Extinction Rebellion Bury St Edmunds accuse Suffolk Police of 'wasting resources' after armed officers called to lone protester sitting in town centre road
Police have been accused of over-reacting to a protest involving a lone woman sitting in a Bury St Edmunds town centre road after six officers including two who were armed attended.
Extinction Rebellion protester Mandy Leathers stopped traffic for about 20 minutes on Saturday after sitting in the road, on Angel Hill, wearing a sign which read ‘I’m terrified for my grandson’s future because of the climate crisis’.
She was among more than 200 people across the country who blocked roads to speak out about what they see as Government 'inaction' on climate two years on from Parliament’s declaration of an environment and climate emergency.
Police arrived within five minutes of her protest to block the road in both directions with three vehicles, with at least six officers at the scene including two who were armed - and a spokesman said this was because they were among the closest units to the scene.
After about 20 minutes, the 54-year-old protester stood up and moved out of the road.
She wasn't arrested and she continued to stand with her sign visible to traffic and pedestrians until noon before walking into the Abbey Gardens.
The climate change action group has questioned the amount of resources sent to deal with a lone protester.
Lark Oakwood, spokesperson for Extinction Rebellion Bury St Edmunds, said: “This might be considered over-policing or a waste of resources for a single person blocking a road in a sleepy market town in Suffolk.
"The Committee on Climate Change and the National Audit Office who are tasked with monitoring the Government are warning the public that their climate plans are failing to materialise.
"Our leaders are still not taking this seriously.

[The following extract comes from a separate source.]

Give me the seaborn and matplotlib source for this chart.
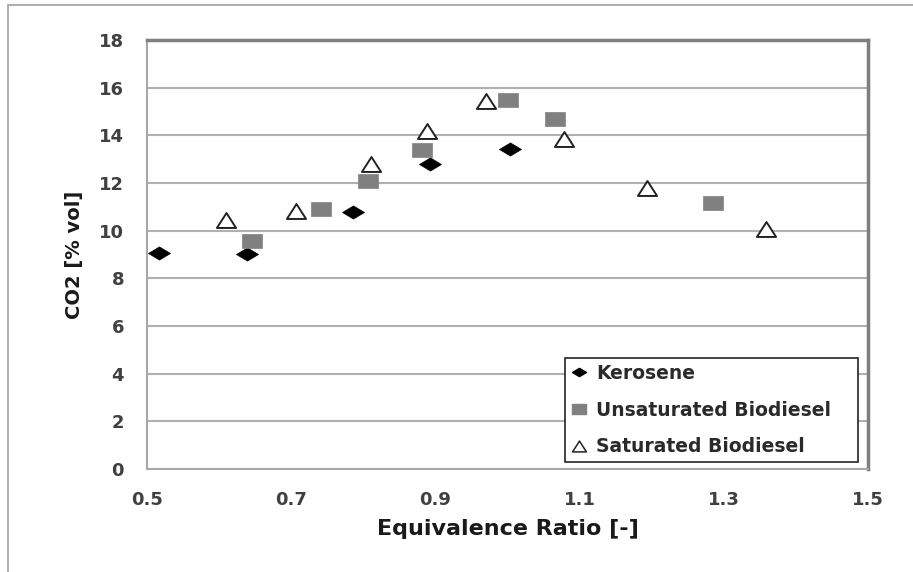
import numpy as np
import pandas as pd
import matplotlib
matplotlib.use("Agg")
import matplotlib.pyplot as plt
import seaborn as sns
from matplotlib.path import Path
from matplotlib.markers import MarkerStyle
from matplotlib.lines import Line2D
from matplotlib.patches import Rectangle

# ---- data ----
kerosene_x = [0.517, 0.639, 0.786, 0.892, 1.004]
kerosene_y = [9.08, 9.04, 10.78, 12.78, 13.44]

unsat_x = [0.645, 0.741, 0.807, 0.882, 1.001, 1.066, 1.285]
unsat_y = [9.57, 10.90, 12.07, 13.40, 15.49, 14.68, 11.14]

sat_x = [0.610, 0.706, 0.810, 0.888, 0.970, 1.078, 1.194, 1.359]
sat_y = [10.46, 10.81, 12.81, 14.18, 15.46, 13.86, 11.81, 10.09]

series_names = ["Kerosene", "Unsaturated Biodiesel", "Saturated Biodiesel"]
x_ticks = [0.5, 0.7, 0.9, 1.1, 1.3, 1.5]
y_ticks = [0, 2, 4, 6, 8, 10, 12, 14, 16, 18]

df = pd.concat([
    pd.DataFrame({"phi": kerosene_x, "co2": kerosene_y, "fuel": series_names[0]}),
    pd.DataFrame({"phi": unsat_x, "co2": unsat_y, "fuel": series_names[1]}),
    pd.DataFrame({"phi": sat_x, "co2": sat_y, "fuel": series_names[2]}),
])

# ---- markers (Excel-like, slightly wide) ----
diamond = MarkerStyle(Path([(-1, 0), (0, 0.6), (1, 0), (0, -0.6), (-1, 0)], closed=True))
rect = MarkerStyle(Path([(-1, -0.68), (1, -0.68), (1, 0.68), (-1, 0.68), (-1, -0.68)], closed=True))
tri = MarkerStyle(Path([(-1, -0.78), (1, -0.78), (0, 0.78), (-1, -0.78)], closed=True))

sns.set_style("white")
plt.rcParams["font.family"] = ["DejaVu Sans"]

fig = plt.figure(figsize=(9.13, 5.72), dpi=100)
ax = fig.add_axes([147 / 913, 1 - 469 / 572, (868 - 147) / 913, (469 - 40) / 572])

styles = {
    series_names[0]: dict(marker=diamond, s=250, color="black", edgecolor="black", linewidth=0.5),
    series_names[1]: dict(marker=rect, s=190, color="#808080", edgecolor="#808080", linewidth=0.5),
    series_names[2]: dict(marker=tri, s=190, color="white", edgecolor="#222222", linewidth=1.4),
}
for name in series_names:
    sub = df[df["fuel"] == name]
    sns.scatterplot(data=sub, x="phi", y="co2", ax=ax, legend=False, zorder=3, **styles[name])

ax.set_xlim(0.5, 1.5)
ax.set_ylim(0, 18)
ax.set_xticks(x_ticks)
ax.set_xticklabels([f"{v:g}" for v in x_ticks])
ax.set_yticks(y_ticks)
ax.yaxis.grid(True, color="#b0b0b0", linewidth=1.5)
ax.xaxis.grid(False)

for side in ["left", "bottom"]:
    ax.spines[side].set_color("#a8a8a8")
    ax.spines[side].set_linewidth(1.5)
for side in ["top", "right"]:
    ax.spines[side].set_color("#7f7f7f")
    ax.spines[side].set_linewidth(2.5)
    ax.spines[side].set_visible(True)

ax.tick_params(axis="both", which="major", direction="out", length=6.5, width=1.2,
               color="#a8a8a8", labelsize=13, labelcolor="#404040")
ax.tick_params(axis="y", pad=10)
ax.tick_params(axis="x", pad=9)
for lab in ax.get_xticklabels() + ax.get_yticklabels():
    lab.set_fontweight("bold")

ax.set_xlabel("Equivalence Ratio [-]", fontsize=16, fontweight="bold", color="#1a1a1a")
ax.set_ylabel("CO2 [% vol]", fontsize=14, fontweight="bold", color="#1a1a1a")
ax.xaxis.set_label_coords(0.5, -0.117)
ax.yaxis.set_label_coords(-0.088, 0.5)

handles = [
    Line2D([], [], linestyle="none", marker=diamond, markersize=10, markerfacecolor="black", markeredgecolor="black"),
    Line2D([], [], linestyle="none", marker=rect, markersize=10, markerfacecolor="#808080", markeredgecolor="#808080"),
    Line2D([], [], linestyle="none", marker=tri, markersize=10, markerfacecolor="white", markeredgecolor="#222222", markeredgewidth=1.1),
]
leg = ax.legend(handles, series_names, loc="lower left",
                bbox_to_anchor=((565 - 147) / 721, (469 - 462) / 429, (858 - 565) / 721, (462 - 354) / 429),
                mode="expand", borderaxespad=0, frameon=True, fancybox=False, framealpha=1,
                edgecolor="#222222", handlelength=0.9, handletextpad=0.45, borderpad=0.3,
                labelspacing=0.95, prop={"family": "DejaVu Sans", "weight": "bold", "size": 13.5})
leg.get_frame().set_linewidth(1.2)
for t in leg.get_texts():
    t.set_color("#2a2a2a")

# outer chart-area border (cropped Excel chart frame)
fig.patches.append(Rectangle((8 / 913, -0.2), 1.2, 1.2 - 5 / 572, transform=fig.transFigure,
                             fill=False, edgecolor="#a0a0a0", linewidth=1.2, zorder=0))

fig.savefig("out.png", dpi=100)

It’s time for ordinary people to step up and demand action.”
Mandy, a support worker and yoga teacher from Bury St Edmunds, added that she had 'no choice' but to take to the streets to 'show people government’s lack of commitment to stick to any promise of action'.
A Suffolk Police spokesman said it was 'always challenging' to confidently establish how many people will be present for a protest.
“Crucially, we always need to ensure the safety of all those present is the priority, be it protestors, police and other members of the public so such events can pass off peacefully and safely," he said.
"Once we were confident the numbers of protestors involved on Saturday would remain very small, some officers returned to routine patrols around the town.
"It is also worth pointing out we often send the nearest unit to attend an incident such as obstruction of the highway, and this includes roads policing officers who are armed– this wasn’t an armed incident as such."